>> START Material for the task

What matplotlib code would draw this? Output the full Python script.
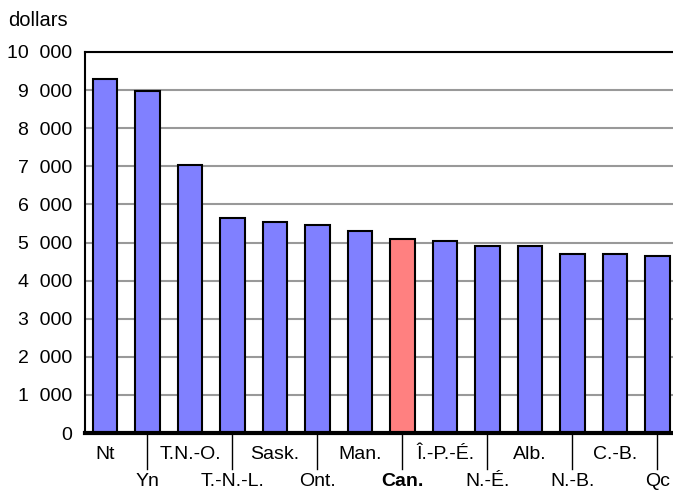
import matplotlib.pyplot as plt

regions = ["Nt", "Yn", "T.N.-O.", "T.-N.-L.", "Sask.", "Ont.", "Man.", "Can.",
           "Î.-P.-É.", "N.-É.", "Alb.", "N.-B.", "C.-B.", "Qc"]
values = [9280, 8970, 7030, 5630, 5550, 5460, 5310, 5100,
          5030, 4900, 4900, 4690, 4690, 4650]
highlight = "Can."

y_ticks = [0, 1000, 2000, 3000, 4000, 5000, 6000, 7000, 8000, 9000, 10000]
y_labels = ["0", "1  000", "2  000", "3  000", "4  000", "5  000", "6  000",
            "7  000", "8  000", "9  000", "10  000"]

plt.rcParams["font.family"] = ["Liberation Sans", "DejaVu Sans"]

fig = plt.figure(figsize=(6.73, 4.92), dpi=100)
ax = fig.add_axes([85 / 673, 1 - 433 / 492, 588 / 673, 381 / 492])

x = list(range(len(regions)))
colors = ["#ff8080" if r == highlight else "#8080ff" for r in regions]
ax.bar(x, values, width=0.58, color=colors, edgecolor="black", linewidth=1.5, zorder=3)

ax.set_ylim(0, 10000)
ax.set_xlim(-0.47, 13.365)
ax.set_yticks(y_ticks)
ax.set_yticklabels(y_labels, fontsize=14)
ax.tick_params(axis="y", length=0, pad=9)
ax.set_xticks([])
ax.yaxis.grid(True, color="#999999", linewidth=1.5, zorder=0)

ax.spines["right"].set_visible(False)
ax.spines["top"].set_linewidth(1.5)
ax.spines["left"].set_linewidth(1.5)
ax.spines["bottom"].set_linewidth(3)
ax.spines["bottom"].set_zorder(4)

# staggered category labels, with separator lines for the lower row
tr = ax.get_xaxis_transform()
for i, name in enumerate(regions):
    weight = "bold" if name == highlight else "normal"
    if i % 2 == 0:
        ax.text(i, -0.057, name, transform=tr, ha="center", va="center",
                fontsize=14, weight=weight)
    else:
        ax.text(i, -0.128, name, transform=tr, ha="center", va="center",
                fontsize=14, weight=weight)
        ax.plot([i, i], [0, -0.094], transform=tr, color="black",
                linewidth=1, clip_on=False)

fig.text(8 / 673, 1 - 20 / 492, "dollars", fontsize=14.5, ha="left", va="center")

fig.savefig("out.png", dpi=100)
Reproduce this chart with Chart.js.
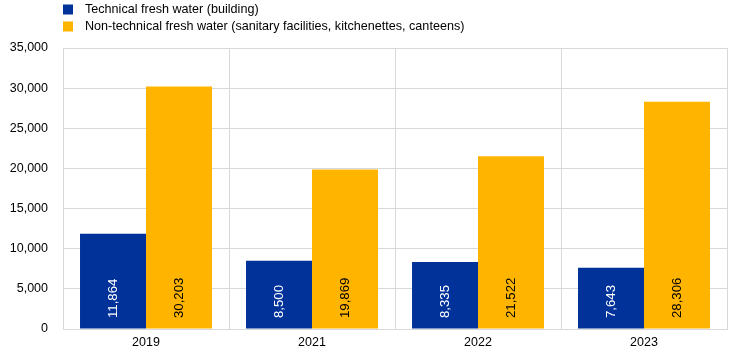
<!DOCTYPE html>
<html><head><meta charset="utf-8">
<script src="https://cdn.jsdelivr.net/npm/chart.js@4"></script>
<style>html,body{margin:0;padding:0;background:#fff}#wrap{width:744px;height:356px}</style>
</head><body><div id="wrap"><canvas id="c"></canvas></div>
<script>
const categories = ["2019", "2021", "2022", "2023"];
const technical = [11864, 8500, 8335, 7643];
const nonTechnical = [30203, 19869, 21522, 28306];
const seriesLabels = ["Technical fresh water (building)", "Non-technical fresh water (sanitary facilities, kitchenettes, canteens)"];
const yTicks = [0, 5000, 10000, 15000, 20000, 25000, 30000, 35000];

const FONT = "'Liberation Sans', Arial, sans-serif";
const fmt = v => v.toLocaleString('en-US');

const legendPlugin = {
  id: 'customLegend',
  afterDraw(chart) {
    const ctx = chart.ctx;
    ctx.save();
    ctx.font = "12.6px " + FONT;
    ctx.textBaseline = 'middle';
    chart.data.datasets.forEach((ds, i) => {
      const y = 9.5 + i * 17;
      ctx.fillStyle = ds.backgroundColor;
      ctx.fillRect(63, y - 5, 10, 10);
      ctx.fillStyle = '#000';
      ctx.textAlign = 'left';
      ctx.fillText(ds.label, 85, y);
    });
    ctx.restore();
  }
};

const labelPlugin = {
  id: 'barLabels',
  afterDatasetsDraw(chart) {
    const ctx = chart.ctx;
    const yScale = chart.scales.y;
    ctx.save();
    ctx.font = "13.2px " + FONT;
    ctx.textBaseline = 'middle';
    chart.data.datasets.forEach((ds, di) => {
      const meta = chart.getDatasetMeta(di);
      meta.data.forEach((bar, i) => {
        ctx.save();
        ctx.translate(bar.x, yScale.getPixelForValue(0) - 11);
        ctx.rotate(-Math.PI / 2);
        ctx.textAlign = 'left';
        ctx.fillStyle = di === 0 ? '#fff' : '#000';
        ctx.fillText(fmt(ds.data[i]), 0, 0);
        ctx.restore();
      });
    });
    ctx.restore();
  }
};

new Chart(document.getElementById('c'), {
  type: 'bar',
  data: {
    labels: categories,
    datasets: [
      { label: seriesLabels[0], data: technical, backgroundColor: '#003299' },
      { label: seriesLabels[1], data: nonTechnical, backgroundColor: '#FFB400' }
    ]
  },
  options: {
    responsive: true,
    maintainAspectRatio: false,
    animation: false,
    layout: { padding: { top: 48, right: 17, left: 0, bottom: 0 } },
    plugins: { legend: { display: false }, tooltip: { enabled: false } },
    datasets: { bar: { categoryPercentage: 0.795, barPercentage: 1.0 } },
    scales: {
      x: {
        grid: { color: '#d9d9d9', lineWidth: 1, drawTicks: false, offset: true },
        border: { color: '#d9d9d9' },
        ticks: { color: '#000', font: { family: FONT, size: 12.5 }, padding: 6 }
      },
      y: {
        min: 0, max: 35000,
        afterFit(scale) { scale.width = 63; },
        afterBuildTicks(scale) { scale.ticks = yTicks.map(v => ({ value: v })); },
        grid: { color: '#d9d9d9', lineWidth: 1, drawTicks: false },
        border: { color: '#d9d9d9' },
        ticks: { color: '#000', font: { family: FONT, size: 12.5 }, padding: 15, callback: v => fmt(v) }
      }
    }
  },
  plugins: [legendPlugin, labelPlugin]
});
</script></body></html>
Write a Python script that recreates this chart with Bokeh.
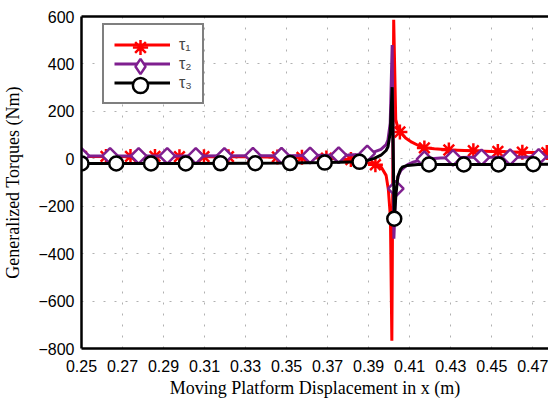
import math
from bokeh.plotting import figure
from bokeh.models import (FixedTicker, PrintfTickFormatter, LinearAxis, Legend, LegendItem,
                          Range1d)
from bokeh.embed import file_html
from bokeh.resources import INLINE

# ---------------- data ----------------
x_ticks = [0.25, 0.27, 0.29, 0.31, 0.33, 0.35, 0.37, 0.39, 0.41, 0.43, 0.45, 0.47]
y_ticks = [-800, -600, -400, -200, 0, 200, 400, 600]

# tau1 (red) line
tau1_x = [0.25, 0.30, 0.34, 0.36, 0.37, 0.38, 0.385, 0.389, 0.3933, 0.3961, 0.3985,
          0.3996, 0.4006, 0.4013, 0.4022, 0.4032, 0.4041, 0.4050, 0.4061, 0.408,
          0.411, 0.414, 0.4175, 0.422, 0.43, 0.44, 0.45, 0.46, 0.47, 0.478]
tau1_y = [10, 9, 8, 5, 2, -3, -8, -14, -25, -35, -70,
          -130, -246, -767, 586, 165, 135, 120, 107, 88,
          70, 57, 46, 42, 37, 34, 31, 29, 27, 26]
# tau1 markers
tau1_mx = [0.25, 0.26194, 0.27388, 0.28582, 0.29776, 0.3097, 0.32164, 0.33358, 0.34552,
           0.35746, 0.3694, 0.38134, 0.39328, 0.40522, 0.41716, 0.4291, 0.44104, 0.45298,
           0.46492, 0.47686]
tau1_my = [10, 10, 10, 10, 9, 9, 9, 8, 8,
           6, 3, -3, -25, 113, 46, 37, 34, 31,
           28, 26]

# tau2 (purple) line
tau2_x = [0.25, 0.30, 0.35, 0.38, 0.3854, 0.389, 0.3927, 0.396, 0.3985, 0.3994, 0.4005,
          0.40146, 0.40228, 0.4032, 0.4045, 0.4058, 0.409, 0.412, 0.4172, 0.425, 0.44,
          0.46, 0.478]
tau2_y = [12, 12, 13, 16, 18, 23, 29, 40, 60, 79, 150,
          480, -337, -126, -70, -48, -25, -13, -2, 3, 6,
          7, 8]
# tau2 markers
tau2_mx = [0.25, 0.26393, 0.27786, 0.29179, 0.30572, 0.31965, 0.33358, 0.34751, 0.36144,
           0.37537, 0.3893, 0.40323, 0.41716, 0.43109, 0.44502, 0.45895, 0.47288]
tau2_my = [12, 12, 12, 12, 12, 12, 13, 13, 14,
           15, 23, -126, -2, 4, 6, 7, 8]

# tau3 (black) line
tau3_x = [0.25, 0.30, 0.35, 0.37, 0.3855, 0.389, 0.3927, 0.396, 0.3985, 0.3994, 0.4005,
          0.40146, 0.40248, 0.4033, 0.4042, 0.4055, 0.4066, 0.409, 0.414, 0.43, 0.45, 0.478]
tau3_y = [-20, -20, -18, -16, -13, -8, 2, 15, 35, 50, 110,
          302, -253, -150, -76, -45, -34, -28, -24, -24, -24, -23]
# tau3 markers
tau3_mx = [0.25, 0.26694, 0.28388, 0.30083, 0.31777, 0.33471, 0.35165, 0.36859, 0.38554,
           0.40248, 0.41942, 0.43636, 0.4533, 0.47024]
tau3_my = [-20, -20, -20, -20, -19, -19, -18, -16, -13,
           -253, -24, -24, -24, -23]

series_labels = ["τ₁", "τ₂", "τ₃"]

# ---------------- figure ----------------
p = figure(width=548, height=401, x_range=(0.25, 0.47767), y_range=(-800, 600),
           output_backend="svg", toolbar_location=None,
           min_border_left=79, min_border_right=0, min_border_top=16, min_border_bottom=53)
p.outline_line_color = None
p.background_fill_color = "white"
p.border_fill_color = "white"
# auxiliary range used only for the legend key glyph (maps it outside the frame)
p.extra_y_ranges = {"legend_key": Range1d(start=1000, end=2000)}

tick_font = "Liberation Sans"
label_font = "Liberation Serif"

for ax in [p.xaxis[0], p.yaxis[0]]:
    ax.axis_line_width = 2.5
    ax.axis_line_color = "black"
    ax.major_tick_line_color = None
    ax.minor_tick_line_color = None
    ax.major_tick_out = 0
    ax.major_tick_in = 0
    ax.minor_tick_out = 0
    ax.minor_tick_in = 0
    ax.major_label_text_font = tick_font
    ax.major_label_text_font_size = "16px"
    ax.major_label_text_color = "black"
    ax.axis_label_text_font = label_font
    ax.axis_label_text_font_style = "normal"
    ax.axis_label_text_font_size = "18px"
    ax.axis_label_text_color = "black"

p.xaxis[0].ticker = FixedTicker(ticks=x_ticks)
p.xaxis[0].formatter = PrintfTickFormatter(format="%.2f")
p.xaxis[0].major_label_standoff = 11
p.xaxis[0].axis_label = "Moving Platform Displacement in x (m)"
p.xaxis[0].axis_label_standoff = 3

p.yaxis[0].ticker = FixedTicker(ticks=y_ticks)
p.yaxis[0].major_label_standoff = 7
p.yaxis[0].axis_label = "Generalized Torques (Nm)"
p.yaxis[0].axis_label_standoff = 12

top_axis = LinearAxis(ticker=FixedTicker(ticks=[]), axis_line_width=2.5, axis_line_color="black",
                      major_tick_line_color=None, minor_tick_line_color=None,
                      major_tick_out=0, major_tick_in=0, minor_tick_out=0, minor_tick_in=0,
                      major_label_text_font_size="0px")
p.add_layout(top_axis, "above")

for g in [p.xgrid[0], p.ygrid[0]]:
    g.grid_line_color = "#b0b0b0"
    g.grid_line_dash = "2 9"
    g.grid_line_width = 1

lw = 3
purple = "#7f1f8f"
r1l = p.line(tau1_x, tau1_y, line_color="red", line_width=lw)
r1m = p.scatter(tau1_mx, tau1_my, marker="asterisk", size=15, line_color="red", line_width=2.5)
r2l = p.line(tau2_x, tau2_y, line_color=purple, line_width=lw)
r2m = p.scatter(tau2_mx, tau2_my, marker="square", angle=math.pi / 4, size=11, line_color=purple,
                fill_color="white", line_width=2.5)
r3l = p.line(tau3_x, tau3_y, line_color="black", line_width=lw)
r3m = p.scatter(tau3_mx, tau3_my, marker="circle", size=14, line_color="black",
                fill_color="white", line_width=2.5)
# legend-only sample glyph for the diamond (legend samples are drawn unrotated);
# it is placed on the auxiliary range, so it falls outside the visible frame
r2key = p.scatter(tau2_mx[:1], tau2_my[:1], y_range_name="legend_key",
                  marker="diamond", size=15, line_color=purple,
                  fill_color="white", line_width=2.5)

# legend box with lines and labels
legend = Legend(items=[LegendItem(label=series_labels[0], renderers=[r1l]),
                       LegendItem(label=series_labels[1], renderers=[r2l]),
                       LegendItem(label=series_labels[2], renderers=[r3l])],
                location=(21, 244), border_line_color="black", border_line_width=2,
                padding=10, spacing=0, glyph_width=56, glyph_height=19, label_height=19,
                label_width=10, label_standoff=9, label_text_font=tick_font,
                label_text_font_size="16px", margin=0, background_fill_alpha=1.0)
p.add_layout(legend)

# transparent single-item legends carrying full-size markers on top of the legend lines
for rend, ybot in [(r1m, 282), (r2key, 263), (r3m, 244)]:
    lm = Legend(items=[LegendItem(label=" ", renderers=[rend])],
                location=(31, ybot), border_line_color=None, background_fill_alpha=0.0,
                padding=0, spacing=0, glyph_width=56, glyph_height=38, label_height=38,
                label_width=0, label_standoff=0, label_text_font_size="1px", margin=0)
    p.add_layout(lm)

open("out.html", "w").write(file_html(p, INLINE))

>> END Material for the task

#### What to produce:
Write down every line from the opening of the listing to the line with "import matplotlib.pyplot as plt", both included, and nothing else; the pictures are omitted.

#### Solution:
What matplotlib code would draw this? Output the full Python script.
import matplotlib.pyplot as plt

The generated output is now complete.